Et pendant ce temps-là, les loyers ?

D’une région à l’autre, et même plus précisément d’une ville à l’autre, l’évolution peut varier, mais pour avoir une idée globale, on peut se référer à l’IRL (indice de révision des loyers) : de 2009 à 2019, l’IRL est passé de 117,41 à 130,26. Pas de grande surprise, cela ressemble à l’inflation.

La flambée de l’immobilier

La valeur locative, base de l’imposition foncière, est désormais largement fictive : malgré la revalorisation annuelle votée au parlement, le point de départ de ces valeurs locatives remonte à la fin des années 70, les constructions nouvelles sont évaluées par rapport à des locaux de référence. Une réforme globale des bases serait appliquée en 2023, elle tiendra compte des loyers réels pratiqués. On aura ainsi un lien avec la valeur de la propriété.

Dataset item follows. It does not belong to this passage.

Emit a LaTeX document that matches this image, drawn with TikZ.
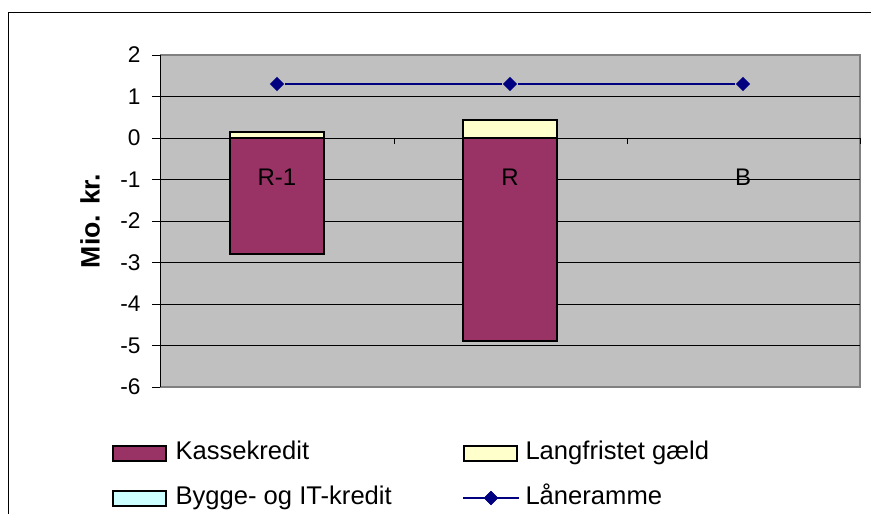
\documentclass[tikz,border=0pt]{standalone}
\usepackage{fontspec}
\setmainfont{Liberation Sans}
\usetikzlibrary{shapes.geometric}

\definecolor{plotgray}{RGB}{192,192,192}
\definecolor{framegray}{RGB}{128,128,128}
\definecolor{kasse}{RGB}{153,51,102}
\definecolor{langfr}{RGB}{255,255,204}
\definecolor{bygge}{RGB}{204,255,255}
\definecolor{navyline}{RGB}{0,0,128}

\tikzset{every picture/.style={line width=0.75pt}}
\tikzset{
  barbox/.style={draw=black, line width=1.5pt},
  keybox/.style={draw=black, line width=1.5pt, minimum width=39.75pt, minimum height=11.25pt, inner sep=0pt},
  ticklabel/.style={anchor=east, inner sep=0pt, font=\fontsize{17}{19}\selectfont},
  catlabel/.style={inner sep=0pt, font=\fontsize{18}{20}\selectfont},
  keylabel/.style={anchor=base west, inner sep=0pt, font=\fontsize{19.2}{22}\selectfont},
  lanemark/.style={diamond, fill=navyline, inner sep=0pt, minimum width=11pt, minimum height=11pt},
  laneline/.style={draw=navyline, line width=1.5pt}
}

\begin{document}
\begin{tikzpicture}[x=0.75pt,y=0.75pt,yscale=-1,xscale=1]
\useasboundingbox (0,0) rectangle (871,514);

%Chart frame
\draw (8,12) -- (880,12) ;
\draw (8,12) -- (8,520) ;

%Plot area
\fill [plotgray] (160,55) rectangle (860,387) ;
\draw [framegray, line width=1.5pt] (160,55) -- (860,55) -- (860,387) -- (160,387) ;

%Gridlines and value ticks
\foreach \v in {1,0,-1,-2,-3,-4,-5}
  \draw (160,138-41.5*\v) -- (860,138-41.5*\v) ;
\foreach \v in {2,1,0,-1,-2,-3,-4,-5,-6}{
  \draw (152,138-41.5*\v) -- (160,138-41.5*\v) ;
  \node [ticklabel] (t\v) at (141,138-41.5*\v) {\v};
}
\draw (160,55) -- (160,387) ;

%Category ticks
\foreach \x in {394,627,860}
  \draw (\x,138) -- (\x,144) ;

%Bars R-1
\draw [barbox, fill=kasse] (230,138) rectangle (324,254.2) ;
\draw [barbox, fill=langfr] (230,131.8) rectangle (324,138) ;
%Bars R
\draw [barbox, fill=kasse] (463,138) rectangle (557,341.4) ;
\draw [barbox, fill=langfr] (463,120.2) rectangle (557,138) ;

%Laaneramme
\node [lanemark] (m1) at (277,84) {};
\node [lanemark] (m2) at (510,84) {};
\node [lanemark] (m3) at (743,84) {};
\draw [laneline] (m1) -- (m2) -- (m3) ;

%Category labels
\node [catlabel] (c1) at (277,177.5) {R-1};
\node [catlabel] (c2) at (510,177.5) {R};
\node [catlabel] (c3) at (743,177.5) {B};

%Axis title
\node [rotate=90, inner sep=0pt, font=\bfseries\fontsize{20}{22}\selectfont] (ytitle) at (90,221) {Mio. kr.};

%Legend
\node [keybox, fill=kasse] (k1) at (139.5,453.5) {};
\node [keylabel] (l1) at (175,459.5) {Kassekredit};
\node [keybox, fill=langfr] (k2) at (490,453.5) {};
\node [keylabel] (l2) at (525,459.5) {Langfristet gæld};
\node [keybox, fill=bygge] (k3) at (139.5,498) {};
\node [keylabel] (l3) at (175,504.5) {Bygge- og IT-kredit};
\coordinate (k4a) at (463,498);
\coordinate (k4b) at (519,498);
\node [lanemark] (k4) at (491,498) {};
\draw [laneline] (k4a) -- (k4b) ;
\node [lanemark] at (k4) {};
\node [keylabel] (l4) at (525,504.5) {Låneramme};

\end{tikzpicture}
\end{document}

Mais qu’est-ce qui fait la valeur d’une maison ou d’un appartement ? D’abord, la surface, le confort. Mais aussi sa situation : une maison en presqu’île de Rhuys est plus attrayante qu’une maison à … Questembert, par exemple. Et puis également, les aménités offertes par la ville : les commerces, les services publics ou les services marchands. Et les politiques municipales peuvent avoir un effet massif sur l’attractivité d’une ville. Pour prendre l’exemple de Nantes – où les taxes foncières ont augmenté fortement – est-il besoin de rappeler tout ce qui a été fait pour améliorer la vie des habitants ? Le tramway, mais aussi la Folle Journée ou le Voyage à Nantes. En ce moment, on voit, à Rennes, l’effet de la construction de la nouvelle ligne de métro : les prix des appartements situés sur le parcours augmentent considérablement. N’est-il pas cohérent que les propriétaires paient un peu plus de taxes foncière, eux dont les biens prennent de la valeur grâce aux investissements financés par les impôts? Ci-dessous, une infographie du Figaro : au moins 20% de plus-value sur 5 ans à Rennes.

Prix de l’immobilier à Rennes Le Figaro

Des éléments de langage qui devraient être nuancés

Notre quotidien régional, qui se revendique de la tradition démocrate chrétienne (Justice et liberté), s’honorerait de ne pas se contenter de reprendre les éléments de langage fournis par un lobby puissant, l’UNPI. Sous un autre éclairage, le citoyen pourrait se faire un jugement plus nuancé.